Sabemos que la inteligencia artificial, mal empleada, puede interferir en algunos derechos individuales, en la privacidad, los deepfakes puede difuminar la frontera entre realidad y ficción e incluso atentar contra los derechos de imagen. Tenemos claro que, sin la debida regulación, la inteligencia artificial puede sacudir los cimientos de numerosas profesiones, incluidas las más creativas y, por desgracia, controlar todo esto requerirá buena voluntad y muchísima legislación. Sin embargo, hay otro aspecto igual de conflictivo que podría abordarse de un modo completamente distinto. Para resolverlo no solo no tendríamos que dejar de usar estas herramientas, sino todo lo contrario, tendríamos que seguir invirtiendo hasta hacerlas incluso más eficientes. Se trata del cambio climático y un equipo de investigadores acaban de arrojar un rayo de esperanza sobre este problema.
El peligro de la IA
La relación entre el cambio climático y la inteligencia artificial es algo que, por desgracia, se trata menos de lo que deberíamos. Hemos de aclarar que, por supuesto, el cambio climático está altamente influido por la actividad humana y que, en él, la inteligencia artificial es solo uno de los problemas, pero si sigue desarrollándose y creciendo como hasta ahora, podría volverse muchísimo más determinante en unos años. El problema es que, para crear estas redes neuronales hace falta entrenarlas, si queremos que aprendan a distinguir caras en una fotografía tendremos que enseñarles antes millones de caras, para que “encuentren” tendencias, rasgos propios de aquello que deben hallar y los generalicen para reconocerlos desde cualquier perspectiva y sin importar cuánto varíen. Ahora bien, entrenar una red neuronal es energéticamente carísimo.
Pero pongámoslo en números. Hay inteligencias artificiales cuya programación consume energía por un valor de 284 toneladas emitidas de dióxido de carbono, el principal gas de efecto invernadero. Dicho en términos más mundanos y asimilables, estas emisiones equivalen a las de un vuelo cruzando Estados Unidos. Y si en lugar de una IA estándar hablamos de una más sofisticada, sus emisiones estarían al nivel de las de 5 coches durante toda su vida útil. Y ahora que entendemos el problema valoraremos mucho más la solución propuesta por un equipo de Boris Knyazev, de la Universidad de Guelph (Ontario).
Redes que entrenan redes
Ahora mismo, la mejor forma de optimizar una red neurona (concretamente una profunda), es mediante el descenso de gradiente estocástico, lo cual viene a significar (simplificándolo muchísimo) algo así como ir probando qué cambios minimizan los errores hasta que estos se vuelven tan pequeños como sea posible. Ya en 2018, Mengye Reny otro equipo habían creado una alternativa llamada hipe red de grafo (GHN) capaz de predecir la mejor arquitectura para diseñar una inteligencia artificial capaz de resolver una serie de problemas. Dicho de otro modo: no todas las inteligencias artificiales son iguales y hemos de afinar sus características (sus conexiones, su estructura, etc.) para que puedan enfrentarse a una u otra situación.

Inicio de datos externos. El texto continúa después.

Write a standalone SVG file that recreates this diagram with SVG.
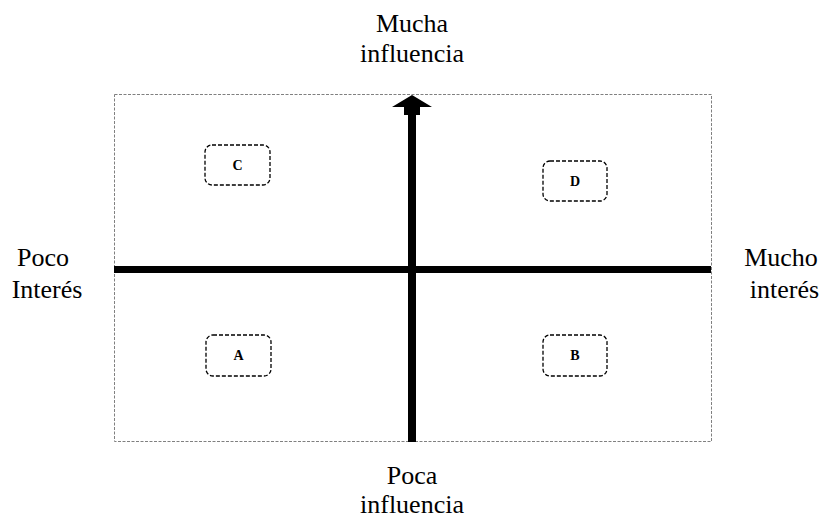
<svg xmlns="http://www.w3.org/2000/svg" width="825" height="518" viewBox="0 0 825 518">
<style>
.lbl{font-family:"Liberation Serif","Times New Roman",serif;font-size:26px;fill:#000;text-anchor:middle}
.box{fill:#fff;stroke:#000;stroke-width:1.3;stroke-dasharray:4 2}
.let{font-family:"Liberation Serif","Times New Roman",serif;font-size:14px;font-weight:bold;fill:#000;text-anchor:middle}
</style>
<rect width="825" height="518" fill="#fff"/>
<rect id="frame" x="114.5" y="94.5" width="597" height="347" fill="none" stroke="#808080" stroke-width="1" stroke-dasharray="3 1.5"/>
<g id="connectors">
<rect x="114" y="266" width="597" height="7" fill="#000"/>
<rect x="408" y="110" width="8" height="332" fill="#000"/>
<polygon points="412,95 432,107 420,107 420,115 404,115 404,107 392,107" fill="#000"/>
</g>
<g id="top-label"><text class="lbl" x="412" y="32">Mucha</text><text class="lbl" x="412" y="62">influencia</text></g>
<g id="bottom-label"><text class="lbl" x="412" y="484">Poca</text><text class="lbl" x="412" y="513">influencia</text></g>
<g id="left-label"><text class="lbl" x="43" y="266">Poco</text><text class="lbl" x="47" y="298">Interés</text></g>
<g id="right-label"><text class="lbl" x="781" y="266">Mucho</text><text class="lbl" x="784.5" y="298">interés</text></g>
<g id="node-C"><rect class="box" x="205" y="145" width="65" height="40" rx="7"/><text class="let" x="237.5" y="170">C</text></g>
<g id="node-D"><rect class="box" x="543" y="161" width="64" height="40" rx="7"/><text class="let" x="575" y="186">D</text></g>
<g id="node-A"><rect class="box" x="206" y="335" width="65" height="41" rx="7"/><text class="let" x="238.5" y="360">A</text></g>
<g id="node-B"><rect class="box" x="543" y="335" width="64" height="41" rx="7"/><text class="let" x="575" y="360">B</text></g>
</svg>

Ahora, tomando aquella idea, Boris Knyazev y otros investigadores han desarrollado GHN-2, que no ha mejorado los resultados de GHN, sino que puede predecir (por decirlo así) en qué características y cuánto ha de fijarse la inteligencia artificial para que pueda reconocer los patrones que le hemos pedido (caras de personas, ruido de fondo, estructuras gramaticales…) Su funcionamiento no es perfecto, por supuesto, pero los resultados son muy prometedores para algunos tipos de inteligencia artificial, tanto que su récord está en haber optimizado una inteligencia artificial en menos de 1 segundo cuando, por entrenamiento, habría necesitado 10.000 veces más tiempo y, por lo tanto, muchísimos más recursos.
Con la velocidad a la que avanza esta disciplina, pronto descubriremos si GHN-2 cumple sus promesas, si se queda corto y se reorienta a otros propósitos o si, por el contrario, se convierte en un callejón sin salida más. Porque a pesar de que hemos empezado exponiendo los problemas socioeconómicos de la inteligencia artificial, lo cierto es que también viene con una plétora de maravillas que podrían mejorar desde nuestro sistema sanitario hasta nuestra gestión económica y, por suerte, ha llegado para quedarse.